President Obama has driven a stake in the heart of his carbon
cap-and-trade program. By transforming it from a relatively
cost-effective environmental program into a cash cow to finance
his ambitious health and social welfare agenda, he has encumbered
it with very expensive baggage. Blue Dog Democrats and
conservation-minded Republicans will gag on its cost to an
economy now racked by recession.
In broadening the goal of cap-and-trade legislation from the
paramount goal of reducing Greenhouse Gases (GHGs), primarily
carbon, and mitigating climate change, to that of raising,
conservatively, well over $600 billion in revenue for his social
programs, the President has raised the ante on this ambitious
proposal. He has guaranteed a contentious fight in Congress,
strong Democratic majorities notwithstanding.
A clear sign of what is to come was a February 3rd statement by
Senator Bob Corker (R-TN): "I believe there is a growing
bipartisan agreement that all of the revenues generated from a
cap-and-trade tax should be returned to the American people."
Evidently, the National Association of Manufacturers (NAM) and
the U.S. Chamber of Commerce, both of which supported the
President's stimulus package, are drawing a line in the sand over
the proposed cap-and-trade program.
Most economists who have studied the matter of mitigating climate
change and the daunting challenge of reducing GHG emissions have
focused on two major policy options: carbon taxes and
cap-and-trade programs. The former is more transparent than the
latter and, therefore, less popular with politicians.
There are two variants of the carbon tax option. There is one
that is designed to generate revenues and another that is
"revenue-neutral." The latter one is the preferred option from
the perspective of economic efficiency and is defensible on
supply-side and security grounds, independent of climate
concerns, since it contemplates off-setting tax cuts in either
marginal income and corporate tax rates or Social Security taxes.
In other words, the government does not gain any significant
additional revenue.
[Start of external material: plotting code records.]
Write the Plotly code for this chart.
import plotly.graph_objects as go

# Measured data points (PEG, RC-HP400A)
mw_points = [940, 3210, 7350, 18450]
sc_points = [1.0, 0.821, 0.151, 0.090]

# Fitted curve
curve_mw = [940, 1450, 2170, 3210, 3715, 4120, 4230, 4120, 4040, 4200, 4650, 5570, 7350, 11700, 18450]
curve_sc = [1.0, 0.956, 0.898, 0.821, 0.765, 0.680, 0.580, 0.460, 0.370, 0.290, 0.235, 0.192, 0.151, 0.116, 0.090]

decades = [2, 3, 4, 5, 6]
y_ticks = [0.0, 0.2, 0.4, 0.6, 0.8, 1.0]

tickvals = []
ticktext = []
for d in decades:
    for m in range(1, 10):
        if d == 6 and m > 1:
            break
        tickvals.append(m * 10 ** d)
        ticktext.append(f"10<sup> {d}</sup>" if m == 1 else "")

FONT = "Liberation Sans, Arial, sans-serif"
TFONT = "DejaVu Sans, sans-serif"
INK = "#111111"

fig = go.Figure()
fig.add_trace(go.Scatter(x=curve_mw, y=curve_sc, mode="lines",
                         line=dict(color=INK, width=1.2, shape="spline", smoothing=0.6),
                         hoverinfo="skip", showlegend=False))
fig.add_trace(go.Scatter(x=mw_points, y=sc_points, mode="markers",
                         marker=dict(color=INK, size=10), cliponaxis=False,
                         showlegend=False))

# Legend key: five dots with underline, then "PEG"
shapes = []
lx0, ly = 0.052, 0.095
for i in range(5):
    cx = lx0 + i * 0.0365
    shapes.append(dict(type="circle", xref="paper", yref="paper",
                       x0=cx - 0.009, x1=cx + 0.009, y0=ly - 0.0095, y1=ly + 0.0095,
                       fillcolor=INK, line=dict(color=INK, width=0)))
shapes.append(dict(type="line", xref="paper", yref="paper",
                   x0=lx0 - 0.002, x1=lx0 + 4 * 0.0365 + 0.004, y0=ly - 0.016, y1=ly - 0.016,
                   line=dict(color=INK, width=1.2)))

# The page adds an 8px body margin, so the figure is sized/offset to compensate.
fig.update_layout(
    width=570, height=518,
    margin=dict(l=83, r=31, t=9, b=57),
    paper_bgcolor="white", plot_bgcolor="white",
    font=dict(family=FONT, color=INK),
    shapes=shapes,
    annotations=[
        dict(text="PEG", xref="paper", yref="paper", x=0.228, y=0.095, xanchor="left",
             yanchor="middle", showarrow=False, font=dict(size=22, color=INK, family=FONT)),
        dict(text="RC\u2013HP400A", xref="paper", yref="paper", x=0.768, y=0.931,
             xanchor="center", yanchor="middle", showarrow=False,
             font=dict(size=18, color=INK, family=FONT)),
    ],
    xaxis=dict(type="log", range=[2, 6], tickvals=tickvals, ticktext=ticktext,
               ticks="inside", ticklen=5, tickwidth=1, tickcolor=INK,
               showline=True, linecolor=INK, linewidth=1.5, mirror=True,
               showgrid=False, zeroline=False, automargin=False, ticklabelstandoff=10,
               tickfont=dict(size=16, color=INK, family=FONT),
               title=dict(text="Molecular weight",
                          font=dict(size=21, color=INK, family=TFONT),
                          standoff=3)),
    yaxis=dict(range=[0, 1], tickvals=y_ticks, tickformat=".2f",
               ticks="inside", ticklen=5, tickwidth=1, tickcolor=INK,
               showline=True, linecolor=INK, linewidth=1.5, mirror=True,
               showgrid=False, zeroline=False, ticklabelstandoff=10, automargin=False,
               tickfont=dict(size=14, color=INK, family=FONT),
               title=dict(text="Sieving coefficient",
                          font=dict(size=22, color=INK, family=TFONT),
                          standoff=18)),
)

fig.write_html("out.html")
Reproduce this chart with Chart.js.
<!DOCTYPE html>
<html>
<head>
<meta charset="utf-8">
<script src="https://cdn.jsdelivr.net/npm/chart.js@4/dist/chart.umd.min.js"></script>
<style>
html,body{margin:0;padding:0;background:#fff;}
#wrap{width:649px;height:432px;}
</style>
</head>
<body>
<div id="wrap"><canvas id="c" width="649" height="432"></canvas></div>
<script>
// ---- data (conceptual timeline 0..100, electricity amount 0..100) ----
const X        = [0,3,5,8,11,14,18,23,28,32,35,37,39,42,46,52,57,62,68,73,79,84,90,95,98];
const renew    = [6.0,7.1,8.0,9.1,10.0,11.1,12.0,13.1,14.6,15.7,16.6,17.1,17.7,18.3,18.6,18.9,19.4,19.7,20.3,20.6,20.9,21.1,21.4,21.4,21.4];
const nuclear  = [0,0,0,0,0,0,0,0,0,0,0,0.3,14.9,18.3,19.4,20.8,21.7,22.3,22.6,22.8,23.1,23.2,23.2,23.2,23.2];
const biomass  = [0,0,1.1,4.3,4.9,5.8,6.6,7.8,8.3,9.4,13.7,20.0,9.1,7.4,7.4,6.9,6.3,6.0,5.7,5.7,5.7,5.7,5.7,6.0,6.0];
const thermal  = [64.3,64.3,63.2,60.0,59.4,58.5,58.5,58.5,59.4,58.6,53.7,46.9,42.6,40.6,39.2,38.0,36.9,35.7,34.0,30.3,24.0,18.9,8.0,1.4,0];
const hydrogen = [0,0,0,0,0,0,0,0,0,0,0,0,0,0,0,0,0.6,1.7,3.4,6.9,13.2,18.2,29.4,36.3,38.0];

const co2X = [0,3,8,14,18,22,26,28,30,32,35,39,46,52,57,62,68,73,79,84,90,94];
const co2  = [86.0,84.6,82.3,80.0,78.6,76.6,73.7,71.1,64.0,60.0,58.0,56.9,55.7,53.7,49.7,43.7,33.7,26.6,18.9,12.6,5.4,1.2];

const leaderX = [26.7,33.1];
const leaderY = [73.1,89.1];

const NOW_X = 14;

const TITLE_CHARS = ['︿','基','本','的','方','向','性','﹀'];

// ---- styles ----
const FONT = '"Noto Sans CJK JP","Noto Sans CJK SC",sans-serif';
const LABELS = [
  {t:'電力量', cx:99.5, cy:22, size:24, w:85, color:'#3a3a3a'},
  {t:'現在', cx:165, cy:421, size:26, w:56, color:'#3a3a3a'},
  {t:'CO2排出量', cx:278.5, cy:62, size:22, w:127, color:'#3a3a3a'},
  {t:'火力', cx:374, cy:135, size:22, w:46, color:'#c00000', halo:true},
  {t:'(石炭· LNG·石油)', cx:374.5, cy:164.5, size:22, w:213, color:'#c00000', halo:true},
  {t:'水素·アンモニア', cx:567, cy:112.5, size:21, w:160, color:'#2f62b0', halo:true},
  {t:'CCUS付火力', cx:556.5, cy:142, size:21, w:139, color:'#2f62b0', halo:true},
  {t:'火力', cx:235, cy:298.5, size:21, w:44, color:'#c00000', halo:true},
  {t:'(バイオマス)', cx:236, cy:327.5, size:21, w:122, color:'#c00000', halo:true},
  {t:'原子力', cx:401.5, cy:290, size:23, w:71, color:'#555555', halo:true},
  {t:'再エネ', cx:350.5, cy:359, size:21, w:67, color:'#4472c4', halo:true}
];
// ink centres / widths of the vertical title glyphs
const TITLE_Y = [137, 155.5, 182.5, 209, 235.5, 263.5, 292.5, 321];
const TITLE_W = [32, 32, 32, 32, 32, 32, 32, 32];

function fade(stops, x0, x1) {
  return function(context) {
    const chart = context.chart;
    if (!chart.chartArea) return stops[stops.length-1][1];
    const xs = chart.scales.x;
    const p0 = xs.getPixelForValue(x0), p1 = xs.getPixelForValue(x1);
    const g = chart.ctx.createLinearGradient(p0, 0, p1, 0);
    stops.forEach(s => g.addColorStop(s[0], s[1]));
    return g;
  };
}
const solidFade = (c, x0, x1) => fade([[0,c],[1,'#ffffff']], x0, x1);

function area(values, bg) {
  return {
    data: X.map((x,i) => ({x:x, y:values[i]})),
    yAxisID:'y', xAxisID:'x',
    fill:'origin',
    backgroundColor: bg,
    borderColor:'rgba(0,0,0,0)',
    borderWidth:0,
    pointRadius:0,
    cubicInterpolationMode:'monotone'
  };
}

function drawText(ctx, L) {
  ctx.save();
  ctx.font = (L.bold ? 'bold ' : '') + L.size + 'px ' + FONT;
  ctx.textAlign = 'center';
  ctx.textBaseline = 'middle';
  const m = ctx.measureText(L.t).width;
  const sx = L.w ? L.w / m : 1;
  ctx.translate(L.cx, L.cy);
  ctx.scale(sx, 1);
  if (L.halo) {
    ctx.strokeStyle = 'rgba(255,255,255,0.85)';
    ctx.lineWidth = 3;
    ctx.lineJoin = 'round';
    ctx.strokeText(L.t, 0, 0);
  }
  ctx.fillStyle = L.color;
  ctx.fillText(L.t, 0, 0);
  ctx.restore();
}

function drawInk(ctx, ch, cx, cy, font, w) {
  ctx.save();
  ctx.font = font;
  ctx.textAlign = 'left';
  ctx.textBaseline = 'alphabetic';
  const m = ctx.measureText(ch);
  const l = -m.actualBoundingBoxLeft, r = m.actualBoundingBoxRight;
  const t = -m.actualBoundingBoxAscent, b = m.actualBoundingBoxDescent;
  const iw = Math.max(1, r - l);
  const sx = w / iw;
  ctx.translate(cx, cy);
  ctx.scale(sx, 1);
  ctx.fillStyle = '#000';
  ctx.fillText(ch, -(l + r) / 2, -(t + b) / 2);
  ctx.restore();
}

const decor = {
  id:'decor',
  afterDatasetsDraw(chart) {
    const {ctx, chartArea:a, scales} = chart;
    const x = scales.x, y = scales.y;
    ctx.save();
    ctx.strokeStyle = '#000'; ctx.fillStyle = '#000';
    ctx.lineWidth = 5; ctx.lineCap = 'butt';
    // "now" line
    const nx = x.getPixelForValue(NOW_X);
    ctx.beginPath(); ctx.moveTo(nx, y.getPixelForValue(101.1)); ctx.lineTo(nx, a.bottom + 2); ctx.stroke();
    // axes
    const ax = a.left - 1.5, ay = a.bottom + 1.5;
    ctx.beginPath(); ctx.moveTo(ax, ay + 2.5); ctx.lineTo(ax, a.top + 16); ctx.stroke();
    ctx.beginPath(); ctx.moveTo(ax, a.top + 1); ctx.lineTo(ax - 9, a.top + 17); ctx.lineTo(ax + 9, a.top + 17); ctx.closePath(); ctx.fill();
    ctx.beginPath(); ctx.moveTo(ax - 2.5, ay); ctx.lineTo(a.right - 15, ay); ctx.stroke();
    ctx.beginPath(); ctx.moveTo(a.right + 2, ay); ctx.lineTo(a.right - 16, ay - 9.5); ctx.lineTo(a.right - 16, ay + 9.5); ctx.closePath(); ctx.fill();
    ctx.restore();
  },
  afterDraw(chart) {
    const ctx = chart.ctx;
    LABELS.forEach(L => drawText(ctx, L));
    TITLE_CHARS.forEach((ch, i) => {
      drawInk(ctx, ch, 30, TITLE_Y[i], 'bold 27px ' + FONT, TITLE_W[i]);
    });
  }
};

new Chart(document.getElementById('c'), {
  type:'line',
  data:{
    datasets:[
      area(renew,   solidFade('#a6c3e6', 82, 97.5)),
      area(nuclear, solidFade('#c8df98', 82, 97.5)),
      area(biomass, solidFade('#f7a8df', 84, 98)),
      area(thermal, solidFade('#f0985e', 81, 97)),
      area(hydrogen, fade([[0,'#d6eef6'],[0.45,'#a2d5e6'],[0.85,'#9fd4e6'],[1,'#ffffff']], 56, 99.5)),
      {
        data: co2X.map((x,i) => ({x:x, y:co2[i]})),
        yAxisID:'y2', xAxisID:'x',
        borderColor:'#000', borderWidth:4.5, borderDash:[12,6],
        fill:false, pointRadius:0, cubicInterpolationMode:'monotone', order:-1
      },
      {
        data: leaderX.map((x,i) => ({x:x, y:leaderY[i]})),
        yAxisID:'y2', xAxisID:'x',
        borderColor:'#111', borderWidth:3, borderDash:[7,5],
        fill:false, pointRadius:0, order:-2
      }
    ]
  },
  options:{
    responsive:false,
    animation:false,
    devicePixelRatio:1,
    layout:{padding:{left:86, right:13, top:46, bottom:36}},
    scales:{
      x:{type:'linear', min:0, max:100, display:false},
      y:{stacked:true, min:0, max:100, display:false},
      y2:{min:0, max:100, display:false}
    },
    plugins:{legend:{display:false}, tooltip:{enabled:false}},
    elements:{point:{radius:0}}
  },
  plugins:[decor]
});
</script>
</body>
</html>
Any income generated from the carbon tax is
returned to taxpayers and plowed back into the economy.
A revenue-neutral carbon tax shifts taxation away from income and
productivity ("distortionary taxes") in favor of taxing
emissions, pollution and waste. It encourages energy efficiency,
a cost saver, while reducing the nation's reliance on
international energy markets controlled by less than friendly
petroleum states. It is an example of a "No Regrets" response to
scientific uncertainty and a changing climate without putting the
entire economy at risk. It provides time for the economy to grow,
science to mature and new technologies to emerge.
"No Regrets" approaches recognize that there is certainly climate
variability out there without resolving ultimate issues as to
causality (human or natural) or duration (permanent or cyclical).
For instance, a water utility manager in the western United
States has to adapt to drought, increased forest fires, and less
mountain snowpack, which impacts the quality and quantity of
water supplies in reservoirs no matter the ultimate cause.
Jack Kemp once said, "If you tax something, you get less of it.
If you subsidize something, you get more of it." A
revenue-neutral carbon tax would give us less pollution, reduced
energy intensity and more growth and efficiency while preserving
political transparency.
Carbon cap-and-trade is the other market-based instrument offered
by economists and policy specialists. The concept is simple in
theory, less so in practice. A cap or reduction target is set for
carbon or GHG emissions that can be achieved in a flexible,
least-cost manner by regulated industries. Newer or more
efficient operations can over-control and sell credits, say, to
older, less efficient plants that may not find it economically
feasible to control their emissions. It avoids one-size-fits-all
regulation or overkill in favor of a flexible system that takes
advantage of control-cost differentials between different sources
of emissions.
The poster child for cap-and-trade programs is the one set up to
control acid rain and sulfur dioxide emissions in the 1990
amendments to the Clean Air Act supported by the first Bush
administration. This program yielded tremendous results at a
fraction of anticipated costs.
Whether or not the government should give away or sell carbon
allowances or credits in the start-up of a cap-and-trade program
is the tricky part. If the idea is to put a price on carbon and
create incentives for reducing carbon emissions, selling or
auctioning the allowances makes sense. However, this drives up
the costs for taxpayers and energy utility ratepayers with
deleterious consequences for the economy. In functional terms, it
has the same effect on the productive sector as any other tax.
What's the solution? Basically, the most economically efficient
response is similar to the revenue-neutral carbon tax: return as
much money as possible to taxpayers or ratepayers to offset the
elevated energy costs. This could be done through tax cuts,
rebates or other kinds of payments.
The Obama administration has decided not to pursue this
more cost-effective response to carbon reduction. It intends to
sell carbon allowances and pocket the proceeds to carry out its
ambitious social agenda. It views the proposed carbon
cap-and-trade program as a means to generate more federal tax
revenues rather than simply an environmental program to be
implemented in the most cost-effective manner possible.
This is a strategic error in the best of times, which these are
not. It will yield a great deal of controversy and political
acrimony at the expense of both the economy and the environment.